DIRECTIONS:
Return each line of the data below verbatim; pictures are to be left out.

DATA BLOCK:
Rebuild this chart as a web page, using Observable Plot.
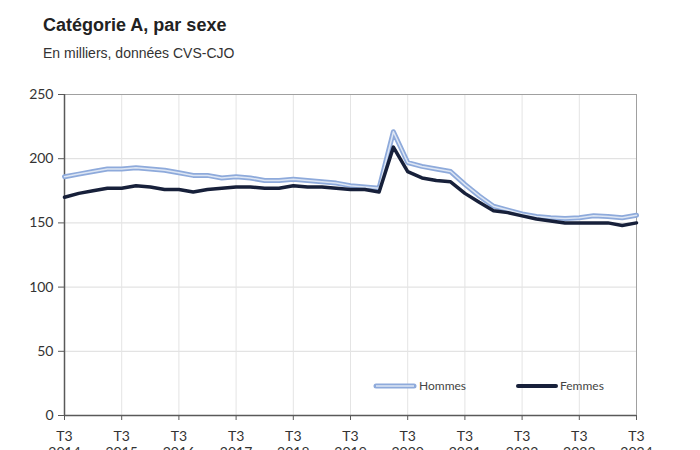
<!DOCTYPE html>
<html><head><meta charset="utf-8">
<script src="https://cdn.jsdelivr.net/npm/d3@7"></script>
<script src="https://cdn.jsdelivr.net/npm/@observablehq/plot@0.6"></script>
<style>
html,body{margin:0;padding:0;background:#fff;overflow:hidden;width:700px;height:450px}
#title{position:absolute;left:43px;top:15px;font:bold 18px/20px "Liberation Sans",Arial,sans-serif;color:#222;white-space:nowrap}
#sub{position:absolute;left:43px;top:45px;font:14px/16px "Liberation Sans",Arial,sans-serif;color:#333;white-space:nowrap}
#chart{position:absolute;left:0;top:0}
.leg{position:absolute;font:12px/14px Lato,sans-serif;color:#444;white-space:nowrap}
.sw{position:absolute}
</style></head>
<body>
<div id="chart"></div>
<div id="title">Catégorie A, par sexe</div>
<div id="sub">En milliers, données CVS-CJO</div>
<svg class="sw" style="left:372px;top:382px" width="46" height="8"><line x1="4" y1="4" x2="42" y2="4" stroke="#8eaadb" stroke-width="5" stroke-linecap="round"/><line x1="4" y1="4" x2="42" y2="4" stroke="#dde6f4" stroke-width="1.5"/></svg>
<div class="leg" style="left:419px;top:379px">Hommes</div>
<svg class="sw" style="left:514px;top:382px" width="46" height="8"><line x1="4" y1="4" x2="42" y2="4" stroke="#17203a" stroke-width="4" stroke-linecap="round"/></svg>
<div class="leg" style="left:560px;top:379px">Femmes</div>
<script>
const quarters = [
 "2014T3","2014T4",
 "2015T1","2015T2","2015T3","2015T4",
 "2016T1","2016T2","2016T3","2016T4",
 "2017T1","2017T2","2017T3","2017T4",
 "2018T1","2018T2","2018T3","2018T4",
 "2019T1","2019T2","2019T3","2019T4",
 "2020T1","2020T2","2020T3","2020T4",
 "2021T1","2021T2","2021T3","2021T4",
 "2022T1","2022T2","2022T3","2022T4",
 "2023T1","2023T2","2023T3","2023T4",
 "2024T1","2024T2","2024T3"
];
const hommes = [
 186,188,190,192,192,193,192,191,189,187,
 187,185,186,185,183,183,184,183,182,181,
 179,178,177,221,197,194,192,190,180,171,
 163,160,157,155,154,153.5,154,155.5,155,154,
 156
];
const femmes = [
 170,173,175,177,177,179,178,176,176,174,
 176,177,178,178,177,177,179,178,178,177,
 176,176,174,209,190,185,183,182,173,166,
 159.5,158,155.5,153,151.5,150,150,150,150,148,
 150
];
const xTickLabels = ["2014T3","2015T3","2016T3","2017T3","2018T3","2019T3","2020T3","2021T3","2022T3","2023T3","2024T3"];
const yTicks = [0,50,100,150,200,250];

const xTicks = xTickLabels.map(q => quarters.indexOf(q));
const hData = quarters.map((q,i)=>({i, v:hommes[i]}));
const fData = quarters.map((q,i)=>({i, v:femmes[i]}));

const chart = Plot.plot({
  width:700, height:470,
  marginTop:94, marginBottom:55, marginLeft:64, marginRight:64,
  x:{domain:[0, quarters.length-1]},
  y:{domain:[0,250]},
  style:{fontFamily:"Lato, sans-serif", fontSize:"14px", color:"#333", background:"transparent"},
  marks:[
    Plot.gridY(yTicks,{stroke:"#dcdcdc", strokeOpacity:1}),
    Plot.gridX(xTicks,{stroke:"#e4e4e4", strokeOpacity:1}),
    Plot.frame({stroke:"#a0a0a0"}),
    Plot.ruleX([0],{stroke:"#595959", strokeWidth:1.5}),
    Plot.ruleY([0],{stroke:"#595959", strokeWidth:1.5}),
    Plot.axisY(yTicks,{tickSize:6, tickPadding:5, label:null, stroke:"#595959", fill:"#333"}),
    Plot.axisX(xTicks,{tickSize:5, tickPadding:10, label:null, stroke:"#595959", fill:"#333",
      tickFormat:i=>"T3\n"+quarters[i].slice(0,4), lineHeight:1.1}),
    Plot.line(hData,{x:"i", y:"v", stroke:"#8eaadb", strokeWidth:5, strokeLinejoin:"round"}),
    Plot.line(hData,{x:"i", y:"v", stroke:"#dde6f4", strokeWidth:1.5, strokeLinejoin:"round"}),
    Plot.line(fData,{x:"i", y:"v", stroke:"#17203a", strokeWidth:3.5, strokeLinejoin:"round"})
  ]
});
document.getElementById("chart").appendChild(chart);
</script>
</body></html>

TASK RESULT:
Rebuild this chart as a web page, using Observable Plot.
<!DOCTYPE html>
<html><head><meta charset="utf-8">
<script src="https://cdn.jsdelivr.net/npm/d3@7"></script>
<script src="https://cdn.jsdelivr.net/npm/@observablehq/plot@0.6"></script>
<style>
html,body{margin:0;padding:0;background:#fff;overflow:hidden;width:700px;height:450px}
#title{position:absolute;left:43px;top:15px;font:bold 18px/20px "Liberation Sans",Arial,sans-serif;color:#222;white-space:nowrap}
#sub{position:absolute;left:43px;top:45px;font:14px/16px "Liberation Sans",Arial,sans-serif;color:#333;white-space:nowrap}
#chart{position:absolute;left:0;top:0}
.leg{position:absolute;font:12px/14px Lato,sans-serif;color:#444;white-space:nowrap}
.sw{position:absolute}
</style></head>
<body>
<div id="chart"></div>
<div id="title">Catégorie A, par sexe</div>
<div id="sub">En milliers, données CVS-CJO</div>
<svg class="sw" style="left:372px;top:382px" width="46" height="8"><line x1="4" y1="4" x2="42" y2="4" stroke="#8eaadb" stroke-width="5" stroke-linecap="round"/><line x1="4" y1="4" x2="42" y2="4" stroke="#dde6f4" stroke-width="1.5"/></svg>
<div class="leg" style="left:419px;top:379px">Hommes</div>
<svg class="sw" style="left:514px;top:382px" width="46" height="8"><line x1="4" y1="4" x2="42" y2="4" stroke="#17203a" stroke-width="4" stroke-linecap="round"/></svg>
<div class="leg" style="left:560px;top:379px">Femmes</div>
<script>
const quarters = [
 "2014T3","2014T4",
 "2015T1","2015T2","2015T3","2015T4",
 "2016T1","2016T2","2016T3","2016T4",
 "2017T1","2017T2","2017T3","2017T4",
 "2018T1","2018T2","2018T3","2018T4",
 "2019T1","2019T2","2019T3","2019T4",
 "2020T1","2020T2","2020T3","2020T4",
 "2021T1","2021T2","2021T3","2021T4",
 "2022T1","2022T2","2022T3","2022T4",
 "2023T1","2023T2","2023T3","2023T4",
 "2024T1","2024T2","2024T3"
];
const hommes = [
 186,188,190,192,192,193,192,191,189,187,
 187,185,186,185,183,183,184,183,182,181,
 179,178,177,221,197,194,192,190,180,171,
 163,160,157,155,154,153.5,154,155.5,155,154,
 156
];
const femmes = [
 170,173,175,177,177,179,178,176,176,174,
 176,177,178,178,177,177,179,178,178,177,
 176,176,174,209,190,185,183,182,173,166,
 159.5,158,155.5,153,151.5,150,150,150,150,148,
 150
];
const xTickLabels = ["2014T3","2015T3","2016T3","2017T3","2018T3","2019T3","2020T3","2021T3","2022T3","2023T3","2024T3"];
const yTicks = [0,50,100,150,200,250];

const xTicks = xTickLabels.map(q => quarters.indexOf(q));
const hData = quarters.map((q,i)=>({i, v:hommes[i]}));
const fData = quarters.map((q,i)=>({i, v:femmes[i]}));

const chart = Plot.plot({
  width:700, height:470,
  marginTop:94, marginBottom:55, marginLeft:64, marginRight:64,
  x:{domain:[0, quarters.length-1]},
  y:{domain:[0,250]},
  style:{fontFamily:"Lato, sans-serif", fontSize:"14px", color:"#333", background:"transparent"},
  marks:[
    Plot.gridY(yTicks,{stroke:"#dcdcdc", strokeOpacity:1}),
    Plot.gridX(xTicks,{stroke:"#e4e4e4", strokeOpacity:1}),
    Plot.frame({stroke:"#a0a0a0"}),
    Plot.ruleX([0],{stroke:"#595959", strokeWidth:1.5}),
    Plot.ruleY([0],{stroke:"#595959", strokeWidth:1.5}),
    Plot.axisY(yTicks,{tickSize:6, tickPadding:5, label:null, stroke:"#595959", fill:"#333"}),
    Plot.axisX(xTicks,{tickSize:5, tickPadding:10, label:null, stroke:"#595959", fill:"#333",
      tickFormat:i=>"T3\n"+quarters[i].slice(0,4), lineHeight:1.1}),
    Plot.line(hData,{x:"i", y:"v", stroke:"#8eaadb", strokeWidth:5, strokeLinejoin:"round"}),
    Plot.line(hData,{x:"i", y:"v", stroke:"#dde6f4", strokeWidth:1.5, strokeLinejoin:"round"}),
    Plot.line(fData,{x:"i", y:"v", stroke:"#17203a", strokeWidth:3.5, strokeLinejoin:"round"})
  ]
});
document.getElementById("chart").appendChild(chart);
</script>
</body></html>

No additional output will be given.